If you need convincing, during a scene where the female manger of a radio station justifies a switch from a rock format to adult contemporary, she says, "After listening to Twisted Sister, I found myself doing the dirty boogie with the Xerox man." Baaad.

But we weren't there for quality film making; we were there for nostalgia and to see our beloved Jefferson. From the first scene of the exterior of the hotel to the fireworks exploding inside, the audience cheered for our four diamond hotel. When the grand staircase appeared, the audience erupted in clapping and yelling.

And did I mention the benefit raised $10,000 for the Byrd Theater?

For those who'd paid a premium, there was a post-screening soiree at the Jefferson. Many people headed directly across the street to Secco afterwards, no doubt needing to blot out the memory of the 80s with multiple beverages. And while I felt the same, I didn't want to fight the crowds.
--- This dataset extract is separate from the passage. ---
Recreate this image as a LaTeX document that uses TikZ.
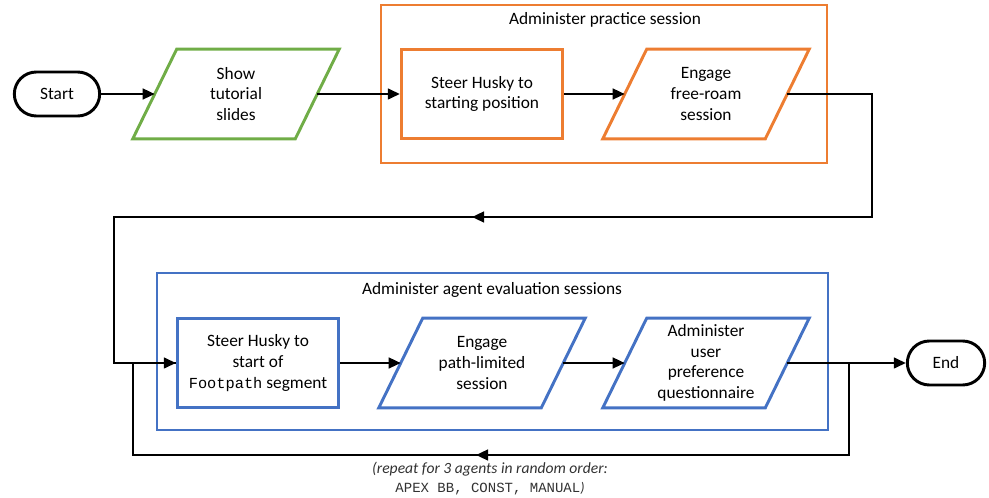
\documentclass[tikz,border=0pt]{standalone}
\usepackage{fontspec}
\setmainfont{Carlito}
\setmonofont{Liberation Mono}
\usepackage{xcolor}
\usepackage{tikz}
\usetikzlibrary{arrows.meta,positioning}
\definecolor{flowGreen}{RGB}{112,173,71}
\definecolor{flowOrange}{RGB}{237,125,49}
\definecolor{flowBlue}{RGB}{68,114,196}
\definecolor{flowGray}{RGB}{50,50,50}
\newcommand{\codeword}[1]{{\fontsize{11.5}{15.4}\selectfont\ttfamily #1}}

\begin{document}
\begin{tikzpicture}[x=0.75pt,y=-0.75pt,
    txt/.style={font=\fontsize{13}{15.5}\selectfont, align=center, inner sep=0pt},
    term/.style={txt, draw=black, line width=2.2pt, rounded corners=16.5pt,
        minimum width=64pt, minimum height=33pt},
    stepbox/.style={txt, draw, line width=2.2pt, minimum width=121pt, minimum height=66.5pt},
    slantbox/.style={txt, minimum width=121.5pt, minimum height=67pt},
    flow/.style={line width=1.7pt, -{Triangle[length=9pt,width=8pt]}},
    wire/.style={line width=1.7pt}]
    \useasboundingbox (0,0) rectangle (989,498);

    % group frames
    \draw[flowOrange, line width=2.2pt] (381,5) rectangle (827,163);
    \node[txt] (practice) at (605,20) {Administer practice session};
    \draw[flowBlue, line width=2.2pt] (157,273) rectangle (828,430);
    \node[txt] (evaluation) at (492,290) {Administer agent evaluation sessions};

    % top row
    \node[term] (start) at (57,94) {Start};
    \node[slantbox] (slides) at (236,94) {Show\\tutorial\\slides};
    \node[stepbox, draw=flowOrange] (steerA) at (482,94) {Steer Husky to\\starting position};
    \node[slantbox] (freeroam) at (706,94) {Engage\\free-roam\\session};

    % bottom row
    \node[stepbox, draw=flowBlue] (steerB) at (258,363) {Steer Husky to\\start of\\\codeword{Footpath} segment};
    \node[slantbox] (pathlim) at (482,363) {Engage\\path-limited\\session};
    \node[slantbox] (quest) at (706,363) {Administer\\user\\preference\\questionnaire};
    \node[term, minimum width=58pt] (end) at (946,363) {End};

    % parallelogram outlines
    \foreach \n/\c in {slides/flowGreen, freeroam/flowOrange, pathlim/flowBlue, quest/flowBlue}
        \draw[\c, line width=2.2pt] ([xshift=16.5pt]\n.north west) -- ([xshift=16.5pt]\n.north east)
            -- ([xshift=-16.5pt]\n.south east) -- ([xshift=-16.5pt]\n.south west) -- cycle;

    % connectors
    \draw[flow] (start) -- (slides);
    \draw[flow] (slides) -- (steerA);
    \draw[flow] (steerA) -- (freeroam);
    \draw[flow] (steerB) -- (pathlim);
    \draw[flow] (pathlim) -- (quest);
    \draw[flow] (quest) -- (end);

    % hand-over from practice to evaluation
    \coordinate (turnA) at (872,217);
    \coordinate (turnB) at (114,217);
    \coordinate (midA) at (472,217);
    \draw[wire] (freeroam.east) -| (turnA) -- (turnB) |- (steerB.west);
    \draw[flow] (turnA) -- (midA);
    \draw[flow] (turnB |- steerB.west) -- (steerB.west);

    % repeat loop
    \coordinate (split) at (849,363);
    \coordinate (loopR) at (849,455);
    \coordinate (loopL) at (133,455);
    \coordinate (join) at (133,363);
    \coordinate (midB) at (476,455);
    \draw[wire] (split) -- (loopR) -- (loopL) -- (join);
    \draw[flow] (loopR) -- (midB);

    \node[text=flowGray, font=\fontsize{11.7}{13}\selectfont\itshape, inner sep=0pt] (repeat) at (490,469)
        {(repeat for 3 agents in random order:};
    \node[text=flowGray, font=\fontsize{10.5}{13}\selectfont, inner sep=0pt] (agents) at (490,489)
        {\texttt{APEX BB, CONST, MANUAL}\textit{)}};
\end{tikzpicture}
\end{document}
As it was, a guy stopped me outside the theater and solicited my thoughts on the movie. Did it have potential as a midnight movie a la Rocky Horror Picture Show? With some additional editing, couldn't it make it as a new release of an old film? I guess he'd been to the movie alone too, and wanted someone to discuss it with.

So I escaped to Rosie Connolly's for a drink and some quiet, except that I was immediately invited to leave my stool and join two guys on their side of the bar. One was a former teacher from Chicago, so we talked baseball, weather and bad writing and the other was the vet who'd graduated from VMI and done two tours of Iraq.

He has an artificial lung, one kidney, a chunk out of his butt and several other reconstructed organs, but, as he put it, "I'm not dead and that's good, right?" His attitude in general was amazingly upbeat and positive. He is the fist person I've ever met who's been to Iraq, much less had his body ripped apart by an IED.

None of which prevented him from trying to rub my back ("That's inappropriate" I told him), telling me I was gorgeous from a distance of less than a foot ("No, I'm really not. And you need to back up a little."), saying I had the best legs in the world ("Let's just say they're the best in the bar, shall we?") and asking if I'd go out with him ("I don't date," to which he responded, "Well, I can keep trying, can't I?" Actually, I'd prefer that you didn't.).

I found it somehow reassuring to know that even after eleven years in the military, two tours of duty and great trauma, he was still comfortable enough with himself to just act like a guy.

Further proof, as I was reminded today, that guys really can be such simple creatures.